Irrelevant.  Think about that word.  When we are talking and you answer the voice in your ear, I feel irrelevant.  If our children grow up feeling irrelevant, how does that shape their self image and we already know that behavior is based on self image.  In the “olden days” the phone would ring and we would either answer it, or not.  If we were having an important conversation, we would not! It’s not that way anymore and I wonder if it’s a piece of the puzzle when we try to understand the behavior of our children.  Our children are born needing our attention and that need never really goes away. When they don’t need us for food, dry clothing and a roof over their heads, they still need to know they are a priority in our lives.  They need to know that we WANT to spend time with them and that we are interested in them. How can they know that if, at any moment,without warning, our attention is focused on someone more important. And, believe me, that’s the message.  If someone is willing to leave our conversation to begin one with someone else, that someone else is more important than we are.

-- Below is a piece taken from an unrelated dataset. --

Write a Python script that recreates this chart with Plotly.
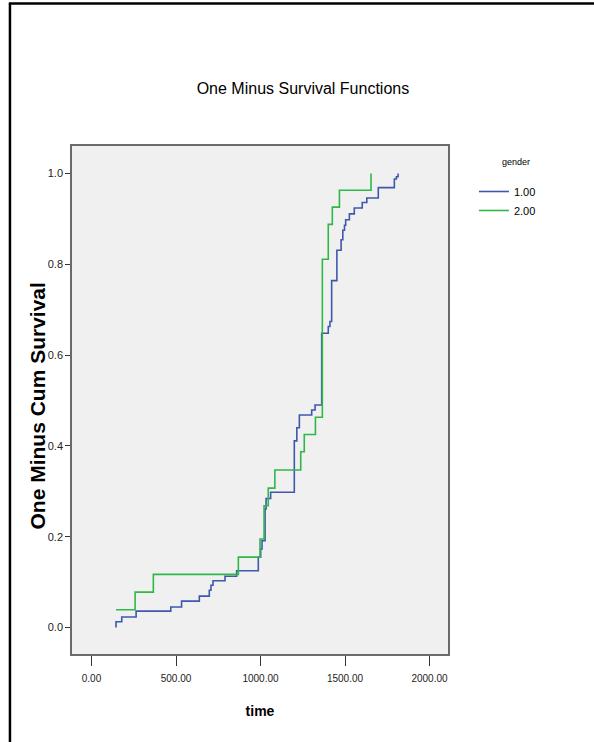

When my daughter got her first cell phone, we had a “moment” in a department store. We went shopping together and yet we weren’t together at all. She was on the damned phone for the whole time.  I stewed about it. I thought about my own teenaged years and then I sat down and waited for her to discover I was missing.  When she did and was confused about why I’d sat down, I explained to her that if she wanted to shop with her friends in her ear, that was fine.  But, I didn’t need to be there. If she wanted to shop with me, she needed to put the phone away. I think the little ones would like to be able to verbalize the same sentiment.  I remember back to when I was growing up. I really, really wanted my mom’s attention. As the eldest of 6, it was hard enough to get. I cannot imagine what it might have been like if she’d spent hours on her Bluetooth, attention on her friends instead of on her children.  I wouldn’t have gotten any at all!

When our children act out, they are trying to get our attention.  There is always some sort of reward for our behavior, even our bad behavior.  We don’t do things without gaining something in return. How many times have I heard a young mother say into her phone, “I need to go, my kid is acting out again” or words to that effect.  If the only way a child can get our attention is to act out, that’s what that child will do. If a child can gain our attention by behaving, then that’s what that child would rather do.

When we are on our phones, that’s where our attention is.  I feel so badly for the children who just want a mom or a dad to love them and spend time with them but are in competition with a phone.  Don’t even get me started on laptops and computer games.